I had reached an embarrassingly mature age before I learned that Acme was a real word simply meaning "best."
posted by adamrice at 6:49 AM on August 24 [5 favorites]


I was told on the playground that ACME was an acronym for "American Company that Manufactures Everything".
posted by JoeZydeco at 7:27 AM on August 24 [4 favorites]


Wikipedia says that Acme became a ubiquitous company name when phone books made it advantageous to be near the top of the alphabet, but I think it’s also significant that the Acme Peg Bar (for registering animation cels) would have been staring every WB animator right in the face as they worked.
posted by migurski at 7:27 AM on August 24 [3 favorites]


Acme is memorable because it's by far the most sophisticated phone book hack, but I wonder how many instances of companies named "AAA " or "A-Plus " exist in animation.
posted by RonButNotStupid at 8:02 AM on August 24 [1 favorite]


ACME, in my reference, is the BEST bread in the Bay area.
posted by semmi at 9:01 AM on August 24


acme.com is one of the true old-school websites, I think it's one of the oldest registered domains and could command a pretty sum if the owner was looking to sell. I'm glad that doesn't seem to have happened yet.
posted by lon_star at 9:22 AM on August 24 [1 favorite]


I have this fine piece of artwork with illustrations of every ACME product: From the desk of Mr. Coyote framed and proudly placed on my wall. It's sold out, unfortunately, but the more product catalog type version is still available.
posted by ssmith at 9:36 AM on August 24 [4 favorites]


ACME is - canonically - “A Wholly-Owned Subsidiary of Roadrunner Corporation”.

Nothing that happened to Wile E. Coyote was an accident.
posted by mhoye at 10:09 AM on August 24 [7 favorites]


There's a local grocery chain called Acme. It always gets a chuckle when I have an out-of-town visitor.
posted by slogger at 10:27 AM on August 24 [2 favorites]


There are ACME grocery stores in my area and I honest-to-god shop at them sometimes because I like the idea of buying my food at the same place that the coyote buys his anvils and rocket skates.
posted by ElKevbo at 10:53 AM on August 24 [4 favorites]


My favorite piece on the subject - Ian Frazier's Coyote vs. ACME
posted by Mchelly at 11:54 AM on August 24 [3 favorites]


I was told on the playground that ACME was an acronym for "American Company that Manufactures Everything".

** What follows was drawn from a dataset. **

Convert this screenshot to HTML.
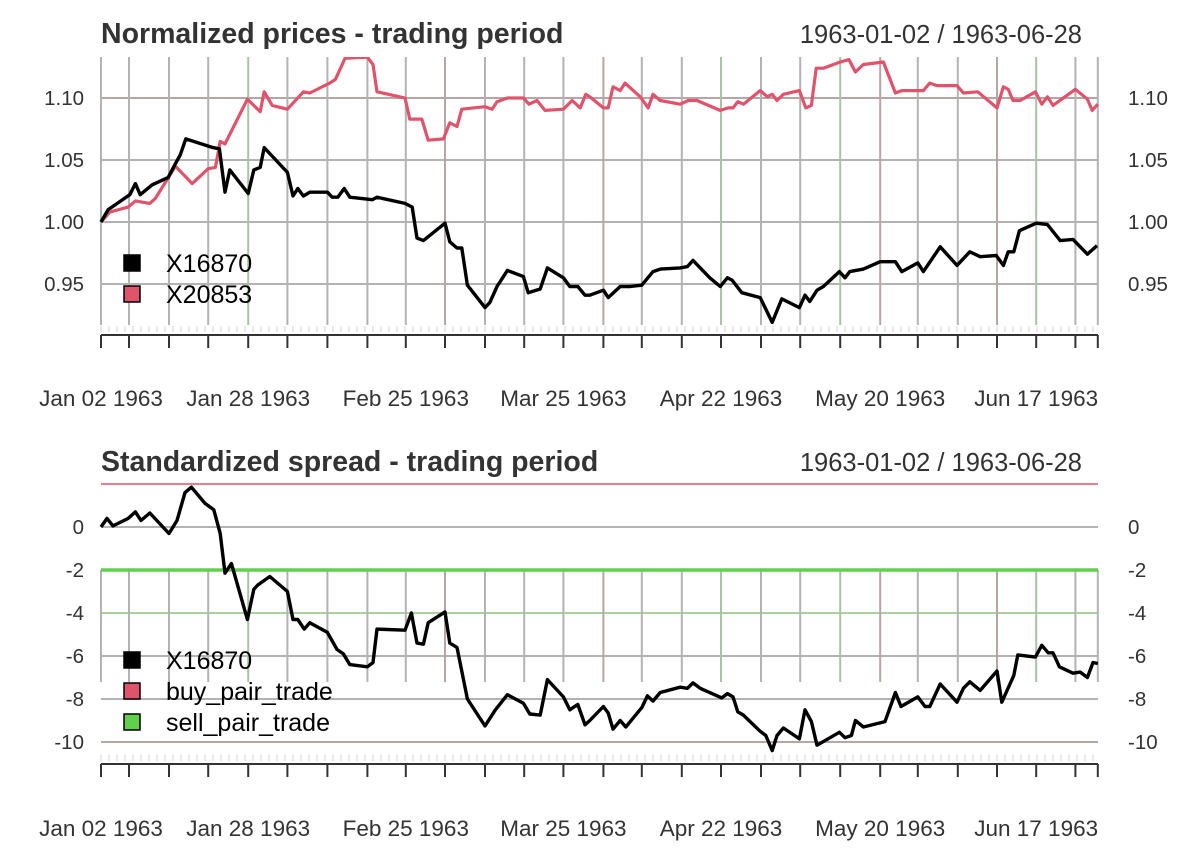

As the Wikipedia article puts it:
Although it can be so used, it is a misconception that ACME was intended by cartoonists to be an acronym standing for such things as "A Company Making Everything", "American Companies Make Everything" or "American Company that Manufactures Everything".
posted by zamboni at 2:48 PM on August 24


Acme was also the name of a recording studio in Chicago that, among other things, was where The Curly Shuffle by the Jump 'n the Saddle Band was recorded. It was partly owned by two of my uncles and the name choice was entirely a deliberate reference on their part.
posted by wanderingmind at 3:25 PM on August 24 [3 favorites]


Also a series of books by cartoonist Chris Ware under the moniker Acme Novelty Library.
posted by lathrop at 3:37 PM on August 24


ACME is - canonically - “A Wholly-Owned Subsidiary of Roadrunner Corporation”.

Not sure if this is the specific reference you have in mind, but I once saw a piece of official WB artwork showing the boardroom of the Acme Corporation with a roadrunner at every seat round the table.

Also, I remember a critic a few years ago describing a collection of Hunter S. Thompson's 1970s letters as "the kind of letters Wile E. Coyote would write to the Acme Corporation". Perfect.
posted by Paul Slade at 12:53 AM on August 25 [1 favorite]


When I moved to this area, with Acme Markets next door, I couldn't help but giggle and ask the checker, "Where are the anvils?" Purely thinking of Wile E. LOL I had no clue they were a real company that made anvils. That honestly makes it funnier, to me.
posted by Goofyy at 8:28 AM on August 25 [1 favorite]


There's a local grocery chain called Acme. It always gets a chuckle when I have an out-of-town visitor.

Growing up in my hometown, there were only two major supermarkets, Acme and A&P. We shopped at Acme. The connection to Roadrunner cartoons never occurred to me back then, obvious though it would seem to be.